With the regulatory clearance, CRED can now operate without relying on intermediary partners, giving it greater control over merchant integrations and payment processing infrastructure. The approval allows the company to support both online and physical payment acceptance, broadening its ability to serve businesses across sectors.

The payment aggregator licence strengthens CRED’s position within India’s broader FinTech ecosystem. In addition to this approval, the company already holds a prepaid payment instrument licence and has secured regulatory permissions from bodies including the Insurance Regulatory and Development Authority of India, Securities and Exchange Board of India and National Payments Corporation of India, enabling it to offer a wider set of financial services across payments, insurance, investments, and third-party applications.

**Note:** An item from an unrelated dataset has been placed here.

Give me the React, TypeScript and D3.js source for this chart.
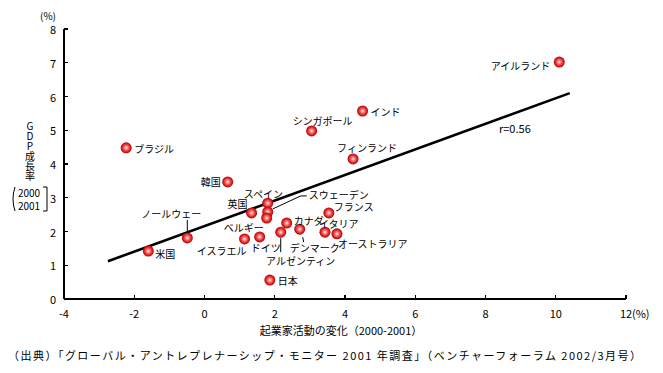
import React from "react";
import * as d3 from "d3";

/* DATA */
const countries = [
  "アイルランド", "インド", "シンガポール", "フィンランド", "韓国", "ブラジル", "米国",
  "ノールウェー", "スペイン", "スウェーデン", "ベルギー", "英国", "カナダ", "アルゼンティン",
  "デンマーク", "イタリア", "フランス", "オーストラリア", "イスラエル", "ドイツ", "日本",
];
const entrepreneurChange = [
  10.1, 4.5, 3.05, 4.23, 0.66, -2.23, -1.6, -0.49, 1.8, 1.8, 1.77, 1.34, 2.34, 2.17, 2.71,
  3.43, 3.54, 3.77, 1.14, 1.57, 1.86,
];
const gdpGrowth = [
  7.02, 5.57, 4.98, 4.15, 3.47, 4.48, 1.42, 1.81, 2.84, 2.58, 2.4, 2.55, 2.25, 1.98, 2.07,
  1.98, 2.55, 1.93, 1.78, 1.84, 0.56,
];
const trendX = [-2.75, 10.4];
const trendY = [1.12, 6.1];
const xTicks = [-4, -2, 0, 2, 4, 6, 8, 10, 12];
const yTicks = [0, 1, 2, 3, 4, 5, 6, 7, 8];
const rLabel = "r=0.56";

// label placement relative to the marker: dx, dy, anchor, optional leader line
const labelPos: [number, number, string, number[][]?][] = [
  [-9, 3, "end"],
  [8, 0, "start"],
  [-19, -10, "start"],
  [-16, -11, "start"],
  [-7, 0, "end"],
  [8, 1, "start"],
  [7, 2, "start"],
  [-16, -24, "middle", [[0, -18], [0, -6]]],
  [-24, -10, "start"],
  [41, -17, "start", [[5, -3], [33, -16], [39, -16]]],
  [-3, 9, "end"],
  [-4, -9, "end"],
  [7, -3, "start"],
  [20, 28, "middle", [[0, 6], [0, 20]]],
  [-10, 18, "start", [[3, 8], [4, 13]]],
  [-6, -9, "start"],
  [5, -6, "start"],
  [1, 10, "start"],
  [2, 12, "end"],
  [-9, 11, "start"],
  [8, 0, "start"],
];

const font = "'Noto Sans CJK JP', 'Noto Sans', sans-serif";

export default function App() {
  const x = d3.scaleLinear().domain([-4, 12]).range([64, 626]);
  const y = d3.scaleLinear().domain([0, 8]).range([299, 29]);
  const trend = d3
    .line<number>()
    .x((d) => x(d))
    .y((_d, i) => y(trendY[i]));

  return (
    <svg
      width={663}
      height={373}
      style={{ position: "absolute", left: 0, top: 0, background: "#fff" }}
      fontFamily={font}
    >
      <defs>
        <radialGradient id="ball" cx="50%" cy="50%" r="50%">
          <stop offset="0" stopColor="#fff0f0" />
          <stop offset="0.35" stopColor="#f47a7a" />
          <stop offset="0.75" stopColor="#dd1c1c" />
          <stop offset="1" stopColor="#b30000" />
        </radialGradient>
      </defs>

      {/* axes */}
      <g stroke="#000" strokeWidth={1.3} shapeRendering="crispEdges">
        <line x1={x(-4)} x2={x(-4)} y1={y(8)} y2={y(0)} />
        <line x1={x(-4)} x2={x(12)} y1={y(0)} y2={y(0)} />
        {yTicks.map((t) => (
          <line key={"yt" + t} x1={x(-4)} x2={x(-4) + 4} y1={y(t)} y2={y(t)} />
        ))}
        {xTicks.map((t) => (
          <line key={"xt" + t} x1={x(t)} x2={x(t)} y1={y(0)} y2={y(0) - 4} />
        ))}
      </g>
      <g fontSize={11} fill="#000">
        {yTicks.map((t) => (
          <text key={"yl" + t} x={x(-4) - 8} y={y(t)} textAnchor="end" dominantBaseline="central">
            {t}
          </text>
        ))}
        {xTicks.map((t) => (
          <text key={"xl" + t} x={x(t)} y={y(0) + 14} textAnchor="middle" dominantBaseline="central">
            {t}
          </text>
        ))}
        <text x={x(12) + 6} y={y(0) + 14} dominantBaseline="central">(%)</text>
        <text x={48} y={15} fontSize={10} textAnchor="middle" dominantBaseline="central">(%)</text>
        <text x={341} y={330} textAnchor="middle" dominantBaseline="central">
          起業家活動の変化（2000-2001）
        </text>
        <text
          x={8}
          y={355}
          dominantBaseline="central"
          fontSize={11}
          textLength={633}
          lengthAdjust="spacing"
        >
          （出典）「グローバル・アントレプレナーシップ・モニター 2001 年調査」（ベンチャーフォーラム 2002/3月号）
        </text>
      </g>

      {/* y title */}
      <g fill="#000">
        <text
          x={30}
          y={121}
          fontSize={10}
          style={{ writingMode: "vertical-rl", textOrientation: "upright" } as any}
        >
          GDP成長率
        </text>
        <text x={29} y={192.5} fontSize={10} textAnchor="middle" dominantBaseline="central">2000</text>
        <text x={29} y={205.5} fontSize={10} textAnchor="middle" dominantBaseline="central">2001</text>
        <g fill="none" stroke="#000" strokeWidth={1}>
          <path d="M15,187 Q11,199 15,211" />
          <path d="M43,187 L47,187 L47,211 L43,211" />
        </g>
      </g>

      {/* trend line */}
      <path d={trend(trendX) || ""} fill="none" stroke="#000" strokeWidth={2.6} />
      <text x={499} y={128} fontSize={11} dominantBaseline="central">
        {rLabel}
      </text>

      {/* leader lines */}
      <g stroke="#000" strokeWidth={1} fill="none">
        {countries.map((c, i) => {
          const lp = labelPos[i];
          if (!lp[3]) return null;
          const px = x(entrepreneurChange[i]);
          const py = y(gdpGrowth[i]);
          const d = d3.line()(lp[3].map((p) => [px + p[0], py + p[1]] as [number, number]));
          return <path key={"ld" + c} d={d || ""} />;
        })}
      </g>

      {/* markers */}
      {countries.map((c, i) => (
        <circle
          key={"pt" + c}
          cx={x(entrepreneurChange[i])}
          cy={y(gdpGrowth[i])}
          r={5.5}
          fill="url(#ball)"
        />
      ))}

      {/* labels */}
      <g fontSize={10} fill="#000">
        {countries.map((c, i) => {
          const lp = labelPos[i];
          return (
            <text
              key={"lb" + c}
              x={x(entrepreneurChange[i]) + lp[0]}
              y={y(gdpGrowth[i]) + lp[1]}
              textAnchor={lp[2]}
              dominantBaseline="central"
            >
              {c}
            </text>
          );
        })}
      </g>
    </svg>
  );
}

The development comes at a time when India’s digital payments ecosystem is expanding rapidly. Industry estimates show that CRED processed around ₹8.5 trillion (approximately $92 billion) in payments during FY25, driven by a user base of more than 15 million members on its platform.

CRED’s entry into the payment aggregator segment also places it among a growing group of licensed operators competing in the market. Other major players include Razorpay, which secured approval for cross-border payment aggregation, and Paytm, which received authorisation for online payment aggregation in late 2025.

IBS Intelligence previously reported on CRED’s growing push into financial services, including its partnership with Axis Bank to launch instant credit lines and expand its embedded finance capabilities.

For merchants, direct onboarding through the platform could streamline payment acceptance while reducing reliance on third-party processors. However, as competition intensifies and regulatory scrutiny around FinTech governance continues to increase, payment aggregators will need to balance rapid scale with robust compliance and operational resilience in one of the world’s fastest-growing digital payments markets.